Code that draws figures
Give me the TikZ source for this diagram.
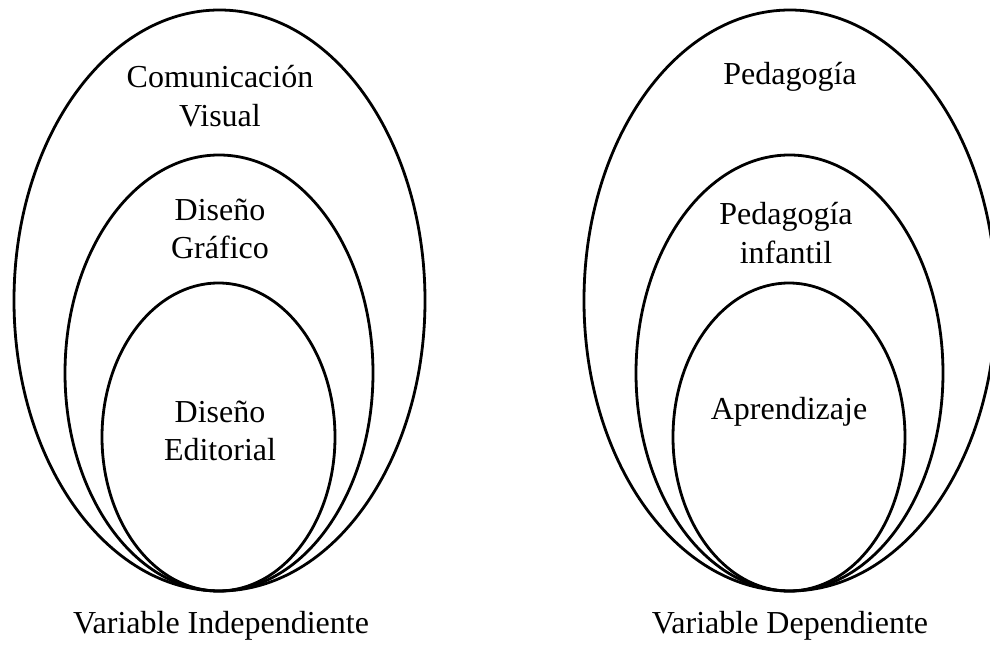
\documentclass[tikz,border=0pt]{standalone}
\usepackage{fontspec}
\setmainfont{Liberation Serif}
\usepackage{tikz}

\begin{document}
\begin{tikzpicture}[x=0.75pt,y=0.75pt,yscale=-1,xscale=1,
  ring/.style={line width=2.1pt},
  lbl/.style={inner sep=0.75pt,align=center,font=\fontsize{24pt}{28.8pt}\selectfont}]
\useasboundingbox (0,0) rectangle (990,645);

%Shape: Ellipse [id:dp1] 
\draw [ring] (219.5,300.5) ellipse (205.5 and 290.5) ;
%Shape: Ellipse [id:dp2] 
\draw [ring] (219,373) ellipse (154 and 218) ;
%Shape: Ellipse [id:dp3] 
\draw [ring] (218.5,437) ellipse (116.5 and 154) ;
%Shape: Ellipse [id:dp4] 
\draw [ring] (790,300.5) ellipse (206 and 290.5) ;
%Shape: Ellipse [id:dp5] 
\draw [ring] (789.5,373) ellipse (153.5 and 218) ;
%Shape: Ellipse [id:dp6] 
\draw [ring] (789,437) ellipse (116 and 154) ;

% Text Node
\draw (220,96) node [lbl] (comvis) {Comunicación\\Visual};
% Text Node
\draw (220,229) node [lbl] (disgraf) {Diseño\\Gráfico};
% Text Node
\draw (220,431) node [lbl] (disedit) {Diseño\\Editorial};
% Text Node
\draw (221,633) node [lbl,anchor=base] (varind) {Variable Independiente};
% Text Node
\draw (790,85) node [lbl,anchor=base] (ped) {Pedagogía};
% Text Node
\draw (786,233) node [lbl] (pedinf) {Pedagogía\\infantil};
% Text Node
\draw (789,420) node [lbl,anchor=base] (apr) {Aprendizaje};
% Text Node
\draw (790,633) node [lbl,anchor=base] (vardep) {Variable Dependiente};

\end{tikzpicture}
\end{document}
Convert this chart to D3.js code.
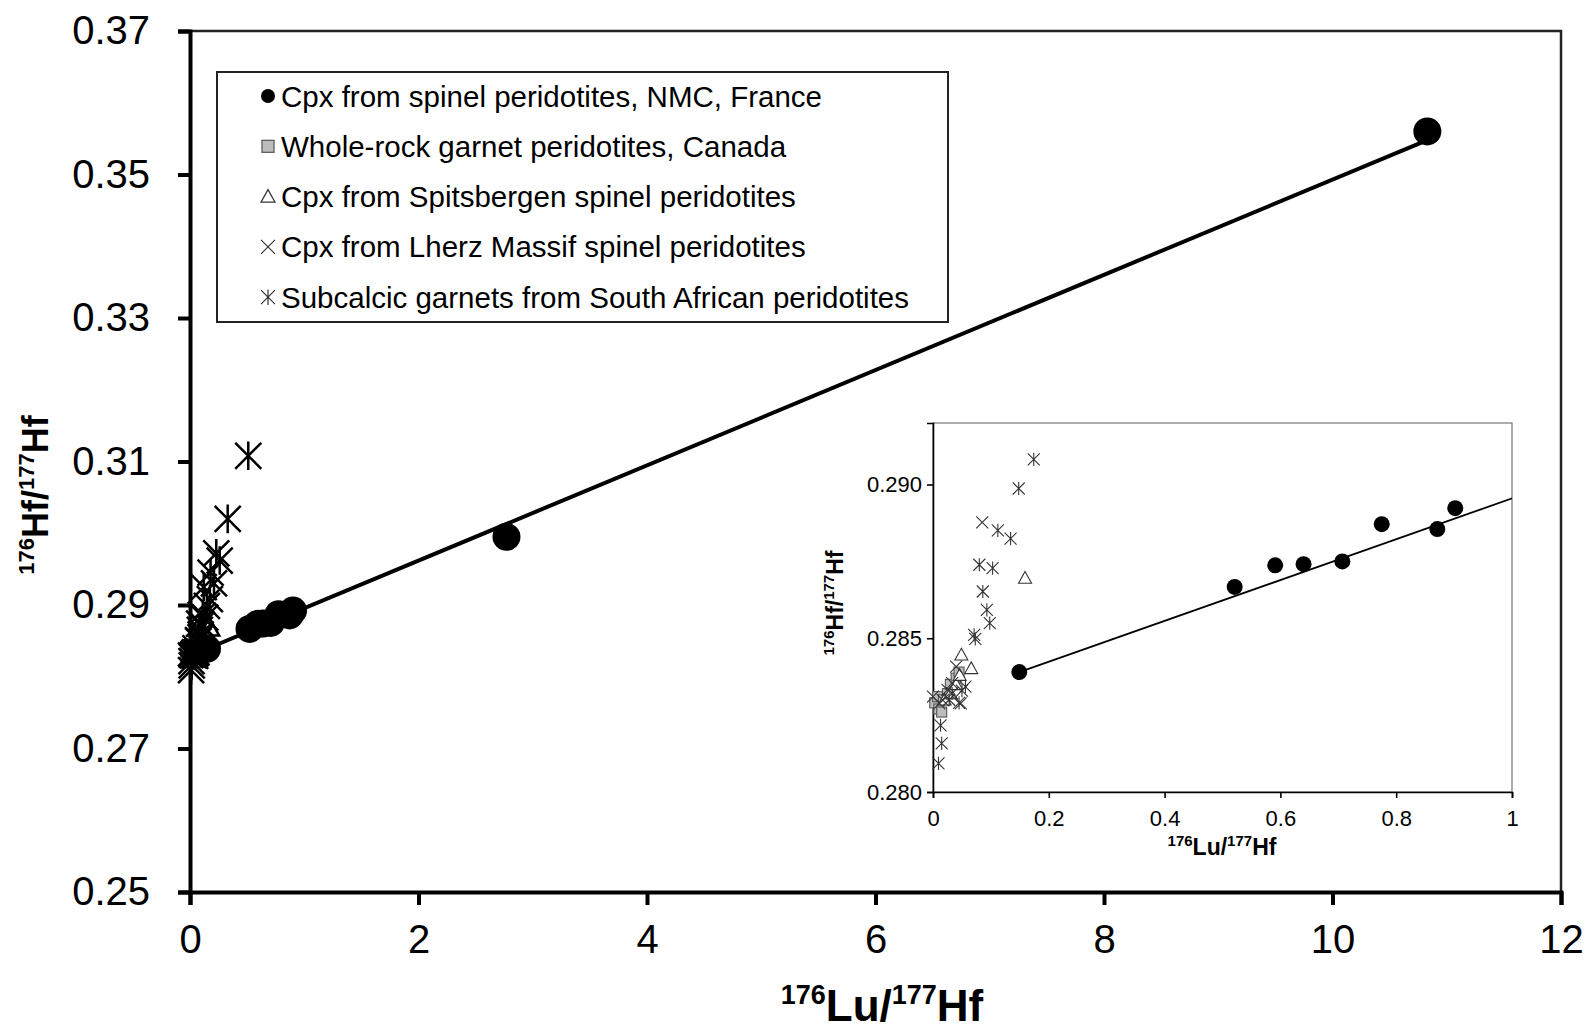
<!DOCTYPE html>
<html>
<head>
<meta charset="utf-8">
<script src="https://cdn.jsdelivr.net/npm/d3@7"></script>
<style>
  body { margin: 0; background: #fff; }
  svg { display: block; font-family: "Liberation Sans", Arial, sans-serif; }
</style>
</head>
<body>
<svg id="chart" width="1589" height="1028"></svg>
<script>
// --- data ---
var nmcLu = [0.149, 0.521, 0.591, 0.640, 0.707, 0.775, 0.871, 0.902, 2.77, 10.83];
var nmcHf = [0.28390, 0.28667, 0.28737, 0.28741, 0.28750, 0.28871, 0.28855, 0.28923, 0.2995, 0.3560];

var canadaLu = [0.003, 0.008, 0.010, 0.015, 0.018, 0.025, 0.030, 0.040, 0.045];
var canadaHf = [0.28290, 0.28310, 0.28270, 0.28260, 0.28300, 0.28320, 0.28350, 0.28370, 0.28390];

var spitsLu = [0.020, 0.030, 0.040, 0.046, 0.049, 0.066, 0.159];
var spitsHf = [0.28300, 0.28320, 0.28350, 0.28380, 0.28446, 0.28402, 0.28696];

var lherzLu = [0.000, 0.011, 0.017, 0.025, 0.033, 0.040, 0.048, 0.085];
var lherzHf = [0.28310, 0.28288, 0.28299, 0.28332, 0.28354, 0.28408, 0.28288, 0.28877];

var garnetLu = [0.0095, 0.015, 0.013, 0.028, 0.033, 0.045, 0.050, 0.056, 0.071, 0.073, 0.098, 0.093,
                0.086, 0.103, 0.080, 0.134, 0.112, 0.148, 0.174, 0.12, 0.21, 0.18, 0.26, 0.23, 0.33, 0.51];
var garnetHf = [0.28093, 0.28158, 0.28217, 0.28300, 0.28321, 0.28290, 0.28330, 0.28343, 0.28511, 0.28498, 0.28549, 0.28592,
                0.28652, 0.28728, 0.28739, 0.28824, 0.28851, 0.28987, 0.29082, 0.2925, 0.2930, 0.2945, 0.2962, 0.2972, 0.3020, 0.3108];

var lineLu = [0.149, 10.83];
var lineHf = [0.2839, 0.3548];

var mainXTicks = [0, 2, 4, 6, 8, 10, 12];
var mainYTicks = [0.25, 0.27, 0.29, 0.31, 0.33, 0.35, 0.37];
var insetXTicks = [0, 0.2, 0.4, 0.6, 0.8, 1];
var insetYTicks = [0.280, 0.285, 0.290];

var legendLabels = [
  "Cpx from spinel peridotites, NMC, France",
  "Whole-rock garnet peridotites, Canada",
  "Cpx from Spitsbergen spinel peridotites",
  "Cpx from Lherz Massif spinel peridotites",
  "Subcalcic garnets from South African peridotites"
];
var legendKinds = ["circle", "square", "triangle", "x", "star"];

function zip(a, b) { return a.map(function(v, i) { return [v, b[i]]; }); }

// drawing order: light symbols first, black ones on top
var series = [
  {kind: "square", pts: zip(canadaLu, canadaHf)},
  {kind: "triangle", pts: zip(spitsLu, spitsHf)},
  {kind: "x", pts: zip(lherzLu, lherzHf)},
  {kind: "star", pts: zip(garnetLu, garnetHf)},
  {kind: "circle", pts: zip(nmcLu, nmcHf)}
];

var svg = d3.select("#chart");

// marker drawing helper
function marker(g, kind, x, y, s, sw, col) {
  if (kind === "circle") {
    g.append("circle").attr("cx", x).attr("cy", y).attr("r", s).attr("fill", "#000");
  } else if (kind === "square") {
    g.append("rect").attr("x", x - s).attr("y", y - s).attr("width", 2 * s).attr("height", 2 * s)
      .attr("fill", "#bdbdbd").attr("stroke", "#555").attr("stroke-width", sw);
  } else if (kind === "triangle") {
    g.append("path").attr("d", "M" + x + "," + (y - s) + "L" + (x + s) + "," + (y + s * 0.8) + "L" + (x - s) + "," + (y + s * 0.8) + "Z")
      .attr("fill", "#fff").attr("stroke", col).attr("stroke-width", sw);
  } else if (kind === "x") {
    g.append("path").attr("d", "M" + (x - s) + "," + (y - s) + "L" + (x + s) + "," + (y + s) + "M" + (x + s) + "," + (y - s) + "L" + (x - s) + "," + (y + s))
      .attr("fill", "none").attr("stroke", col).attr("stroke-width", sw);
  } else {
    g.append("path").attr("d", "M" + (x - s) + "," + (y - s) + "L" + (x + s) + "," + (y + s) + "M" + (x + s) + "," + (y - s) + "L" + (x - s) + "," + (y + s) +
        "M" + x + "," + (y - s * 1.1) + "L" + x + "," + (y + s * 1.1))
      .attr("fill", "none").attr("stroke", col).attr("stroke-width", sw);
  }
}

function supLabel(sel, parts, big, small) {
  parts.forEach(function(p) {
    sel.append("tspan").attr("font-size", p[1] ? small : big)
      .attr("dy", p[1] ? -big * 0.38 : (p[2] ? big * 0.38 : 0)).text(p[0]);
  });
}

// ---------- main chart ----------
var M = {left: 190, right: 1561, top: 31, bottom: 892};
var x = d3.scaleLinear().domain([0, 12]).range([M.left, M.right]);
var y = d3.scaleLinear().domain([0.25, 0.37]).range([M.bottom, M.top]);

// top/right frame
svg.append("path").attr("d", "M" + M.left + "," + M.top + "H" + M.right + "V" + M.bottom)
  .attr("fill", "none").attr("stroke", "#222").attr("stroke-width", 2.5);

var gy = svg.append("g").attr("transform", "translate(" + M.left + ",0)")
  .call(d3.axisLeft(y).tickValues(mainYTicks).tickFormat(d3.format(".2f")).tickSizeOuter(0).tickSize(12).tickPadding(28));
var gx = svg.append("g").attr("transform", "translate(0," + M.bottom + ")")
  .call(d3.axisBottom(x).tickValues(mainXTicks).tickFormat(d3.format("d")).tickSizeOuter(0).tickSize(13).tickPadding(20));
[gx, gy].forEach(function(g) {
  g.select(".domain").attr("stroke", "#000").attr("stroke-width", 4);
  g.selectAll(".tick line").attr("stroke", "#000").attr("stroke-width", 4);
  g.selectAll("text").attr("font-size", 40).attr("fill", "#000").attr("font-family", "Liberation Sans, Arial, sans-serif");
});

// regression line
svg.append("line").attr("x1", x(lineLu[0])).attr("y1", y(lineHf[0])).attr("x2", x(lineLu[1])).attr("y2", y(lineHf[1]))
  .attr("stroke", "#000").attr("stroke-width", 4);

var mainMarks = svg.append("g");
var mainSize = {circle: 14, square: 9, triangle: 11, x: 12, star: 13};
series.forEach(function(s) {
  s.pts.forEach(function(p) {
    marker(mainMarks, s.kind, x(p[0]), y(p[1]), mainSize[s.kind], 2.5, "#000");
  });
});

// axis titles
var xt = svg.append("text").attr("x", 882).attr("y", 1021).attr("text-anchor", "middle")
  .attr("font-weight", "bold").attr("font-size", 44);
supLabel(xt, [["176", 1], ["Lu/", 0, 1], ["177", 1], ["Hf", 0, 1]], 44, 27);
var yt = svg.append("text").attr("transform", "translate(48,495) rotate(-90)").attr("text-anchor", "middle")
  .attr("font-weight", "bold").attr("font-size", 36);
supLabel(yt, [["176", 1], ["Hf/", 0, 1], ["177", 1], ["Hf", 0, 1]], 36, 22);

// legend
var L = {x: 217, y: 72, w: 731, h: 250};
svg.append("rect").attr("x", L.x).attr("y", L.y).attr("width", L.w).attr("height", L.h)
  .attr("fill", "#fff").attr("stroke", "#222").attr("stroke-width", 2);
var legendSize = {circle: 7, square: 6, triangle: 7, x: 7, star: 7};
legendLabels.forEach(function(lab, i) {
  var cy = 96 + i * 50.3;
  marker(svg, legendKinds[i], 268, cy, legendSize[legendKinds[i]], 1.2, "#333");
  svg.append("text").attr("x", 281).attr("y", cy + 10.5).attr("font-size", 29.5).attr("fill", "#000").text(lab);
});

// ---------- inset ----------
var I = {left: 933, right: 1512, top: 423, bottom: 792};
var xi = d3.scaleLinear().domain([0, 1]).range([I.left, I.right]);
var yi = d3.scaleLinear().domain([0.280, 0.292]).range([I.bottom, I.top]);

svg.append("rect").attr("x", I.left).attr("y", I.top).attr("width", I.right - I.left).attr("height", I.bottom - I.top)
  .attr("fill", "#fff").attr("stroke", "#777").attr("stroke-width", 1.2);
svg.append("clipPath").attr("id", "insetClip").append("rect")
  .attr("x", I.left - 8).attr("y", I.top).attr("width", I.right - I.left + 8).attr("height", I.bottom - I.top + 8);

var giy = svg.append("g").attr("transform", "translate(" + I.left + ",0)")
  .call(d3.axisLeft(yi).tickValues(insetYTicks).tickFormat(d3.format(".3f")).tickSizeOuter(0).tickSize(6).tickPadding(5));
var gix = svg.append("g").attr("transform", "translate(0," + I.bottom + ")")
  .call(d3.axisBottom(xi).tickValues(insetXTicks).tickFormat(function(d) { return d === 0 || d === 1 ? d : d3.format(".1f")(d); })
    .tickSizeOuter(0).tickSize(6).tickPadding(12));
[gix, giy].forEach(function(g) {
  g.select(".domain").attr("stroke", "#000").attr("stroke-width", 1.6);
  g.selectAll(".tick line").attr("stroke", "#000").attr("stroke-width", 1.6);
  g.selectAll("text").attr("font-size", 22).attr("fill", "#000").attr("font-family", "Liberation Sans, Arial, sans-serif");
});

var insetPlot = svg.append("g").attr("clip-path", "url(#insetClip)");
insetPlot.append("line").attr("x1", xi(lineLu[0])).attr("y1", yi(lineHf[0])).attr("x2", xi(lineLu[1])).attr("y2", yi(lineHf[1]))
  .attr("stroke", "#000").attr("stroke-width", 1.8);
var insetSize = {circle: 8, square: 5, triangle: 6.5, x: 6, star: 6};
series.forEach(function(s) {
  s.pts.forEach(function(p) {
    if (p[0] <= 1 && p[1] <= 0.292) marker(insetPlot, s.kind, xi(p[0]), yi(p[1]), insetSize[s.kind], 1.1, "#333");
  });
});

var ixt = svg.append("text").attr("x", 1222).attr("y", 855).attr("text-anchor", "middle")
  .attr("font-weight", "bold").attr("font-size", 23);
supLabel(ixt, [["176", 1], ["Lu/", 0, 1], ["177", 1], ["Hf", 0, 1]], 23, 15);
var iyt = svg.append("text").attr("transform", "translate(843,603) rotate(-90)").attr("text-anchor", "middle")
  .attr("font-weight", "bold").attr("font-size", 23);
supLabel(iyt, [["176", 1], ["Hf/", 0, 1], ["177", 1], ["Hf", 0, 1]], 23, 15);
</script>
</body>
</html>
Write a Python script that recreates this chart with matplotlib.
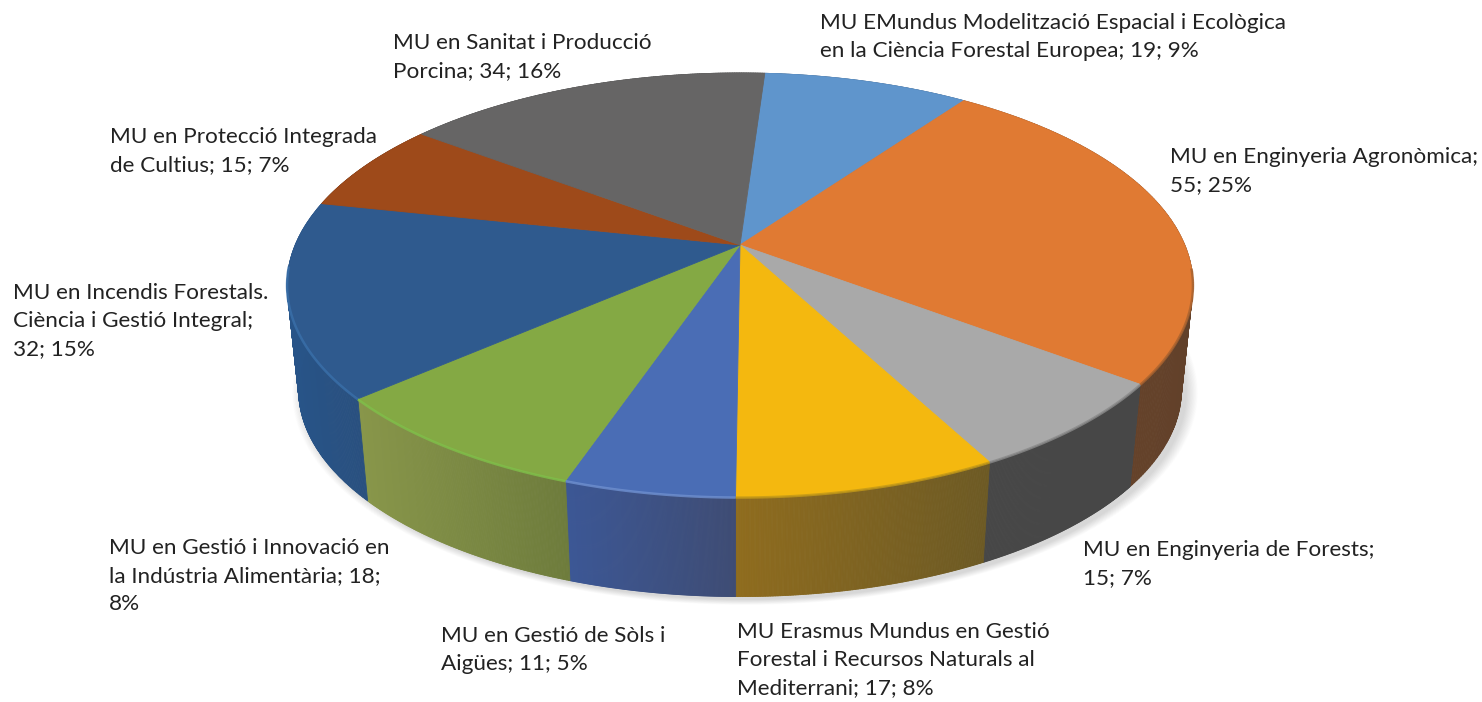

### GOAL
Your task is to restate word for word the lines from the top of the data to the line containing "0.28350, 0.28370, 0.28390];", both ends included, with every picture left out.

### OUTPUT BELOW
Give me the TikZ source for this diagram.
\documentclass[tikz,border=0pt]{standalone}
\usepackage{fontspec}
\setmainfont{Liberation Serif}
\usepackage{tikz}

\begin{document}
\begin{tikzpicture}[x=0.75pt,y=0.75pt,yscale=-1,xscale=1,
  ring/.style={line width=2.1pt},
  lbl/.style={inner sep=0.75pt,align=center,font=\fontsize{24pt}{28.8pt}\selectfont}]
\useasboundingbox (0,0) rectangle (990,645);

%Shape: Ellipse [id:dp1] 
\draw [ring] (219.5,300.5) ellipse (205.5 and 290.5) ;
%Shape: Ellipse [id:dp2] 
\draw [ring] (219,373) ellipse (154 and 218) ;
%Shape: Ellipse [id:dp3] 
\draw [ring] (218.5,437) ellipse (116.5 and 154) ;
%Shape: Ellipse [id:dp4] 
\draw [ring] (790,300.5) ellipse (206 and 290.5) ;
%Shape: Ellipse [id:dp5] 
\draw [ring] (789.5,373) ellipse (153.5 and 218) ;
%Shape: Ellipse [id:dp6] 
\draw [ring] (789,437) ellipse (116 and 154) ;

% Text Node
\draw (220,96) node [lbl] (comvis) {Comunicación\\Visual};
% Text Node
\draw (220,229) node [lbl] (disgraf) {Diseño\\Gráfico};
% Text Node
\draw (220,431) node [lbl] (disedit) {Diseño\\Editorial};
% Text Node
\draw (221,633) node [lbl,anchor=base] (varind) {Variable Independiente};
% Text Node
\draw (790,85) node [lbl,anchor=base] (ped) {Pedagogía};
% Text Node
\draw (786,233) node [lbl] (pedinf) {Pedagogía\\infantil};
% Text Node
\draw (789,420) node [lbl,anchor=base] (apr) {Aprendizaje};
% Text Node
\draw (790,633) node [lbl,anchor=base] (vardep) {Variable Dependiente};

\end{tikzpicture}
\end{document}
Convert this chart to D3.js code.
<!DOCTYPE html>
<html>
<head>
<meta charset="utf-8">
<script src="https://cdn.jsdelivr.net/npm/d3@7"></script>
<style>
  body { margin: 0; background: #fff; }
  svg { display: block; font-family: "Liberation Sans", Arial, sans-serif; }
</style>
</head>
<body>
<svg id="chart" width="1589" height="1028"></svg>
<script>
// --- data ---
var nmcLu = [0.149, 0.521, 0.591, 0.640, 0.707, 0.775, 0.871, 0.902, 2.77, 10.83];
var nmcHf = [0.28390, 0.28667, 0.28737, 0.28741, 0.28750, 0.28871, 0.28855, 0.28923, 0.2995, 0.3560];

var canadaLu = [0.003, 0.008, 0.010, 0.015, 0.018, 0.025, 0.030, 0.040, 0.045];
var canadaHf = [0.28290, 0.28310, 0.28270, 0.28260, 0.28300, 0.28320, 0.28350, 0.28370, 0.28390];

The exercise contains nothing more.